Mengucapkan Sayyidina kepada Nabi SAW

Melafalkan kata “sayyidina” sebelum menyebut nama Nabi Muhammad SAW adalah hal yang sudah biasa terdengar di kalangan kaum Muslimin. Bahkan menambahkan kata tersebut di depan nama nabi, tidak hanya dilakukan di luar shalat, namun juga di dalam shalat. Dan tentu saja tujuannya adalah penghormatan kepada Nabi Muhammad SAW.

Dalil yang Membid’ahkan
Dalil yang biasa diajukan oleh kelompok yang anti sayyidina untuk memvonis bid’ah mengucapkan sayyidina dalam shalawat kepada Nabi Muhammad SAW adalah bahwa redaksi itu (sayyidina) tidak pernah ditemukan dalam redaksi-redaksi shalawat yang diajarkan oleh Rasulullah SAW. Dengan demikian, menurut mereka, mengucapkan sayyidina di depan nama Nabi SAW adalah bid’ah yang tak pernah diajarkan dan diperintahkan oleh Rasulullah SAW.

Jawabannya
Kata-kata “sayyidina” atau “tuan” atau “yang mulia” seringkali digunakan oleh kaum Muslimin, baik ketika shalat maupun di luar shalat. Hal itu termasuk amalan yang sangat utama, karena merupakan salah satu bentuk penghormatan kepada Nabi Muhammad SAW. Syaikh Ibrahim bin Muhammad al-Bajuri menyatakan:

الأوْلَى ذِكْرُالسَّيِّادَةِ لِأنَّ اْلأَفْضَلَ سُلُوْكُ اْلأَدَ بِ
“Yang lebih utama adalah mengucapkan sayyidina (sebelum nama Nabi SAW), karena hal yang lebih utama dalam bersopan santun (kepada beliau).” (Hasyisyah al- Bajuri, Juz I, halaman 156).

Pendapat ini didasarkan pada hadits Nabi SAW:

عَنْ أَبِي هُرَيْرَةَ قَالَ: قَالَ رَسُولُ اللهِ صَلَّى اللهُ عَلَيْهِ وَسَلَّمَ أَنَا سَيِّدُ وَلَدِ آدَمَ يَوْمَ الْقِيَامَةِ، وَأوَّلُ مَنْ يُنْسَقُّ عَنْهُ الْقَبْرُ وَأَوَّلُ شَافعٍ وَأَوَّلُ مُشَافِعٍ
Dari Abu Hurairah ra ia berkata, “Rasulullah SAW bersabda, “Saya adalah sayyid (penghulu) anak Adam pada hari kiamat. Orang pertama yang bangkit dari kubur, orang pertama yang memberikan syafaat dan orang pertama yang diberi hak untuk memberikan syafaat.” (HR Muslim).

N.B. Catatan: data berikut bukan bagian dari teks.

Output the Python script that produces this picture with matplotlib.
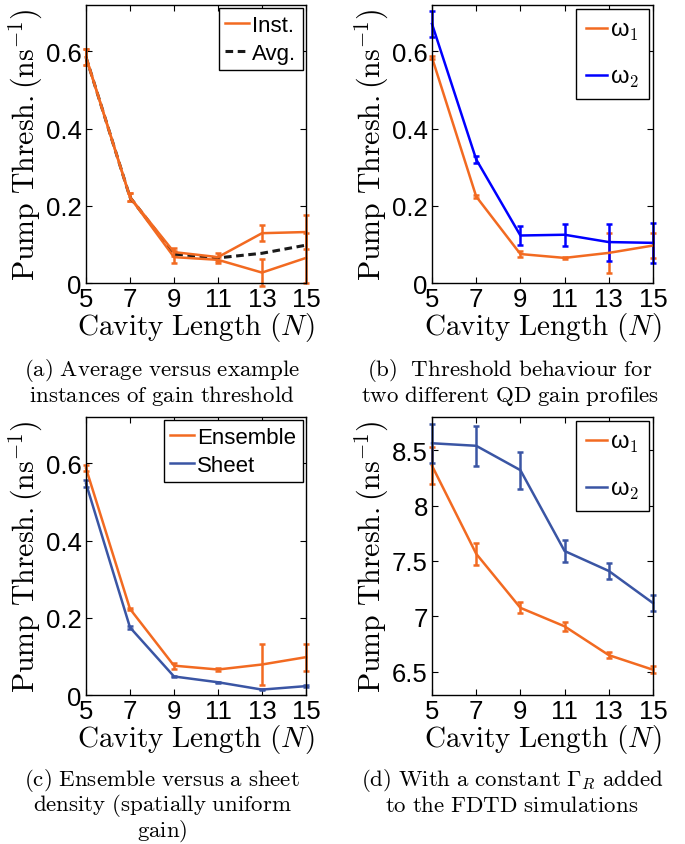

Hadits ini menyatakan bahwa nabi SAW menjadi sayyid di akhirat. Namun bukan berarti Nabi Muhammad SAW menjadi sayyid hanya pada hari kiamat saja. Bahkan beliau SAW menjadi sayyid manusia di dunia dan akhirat. Sebagaimana yang dikemukakan oleh Sayyid Muhammad bin Alwi al-Maliki al-Hasani:

“Kata “sayyidina” ini tidak hanya tertentu untuk Nabi Muhammad SAW di hari kiamat saja, sebagaimana yang dipahami oleh sebagian orang dari beberapa riwayat hadits ‘saya adalah sayyidnya anak cucu adam di hari kiamat.’ Tapi Nabi SAW menjadi sayyid keturunan Adam di dunia dan akhirat.” (Manhaj as-Salafi fi Fahmin Nushush Bainan Nazhariyyah wat Tathbiq, 169).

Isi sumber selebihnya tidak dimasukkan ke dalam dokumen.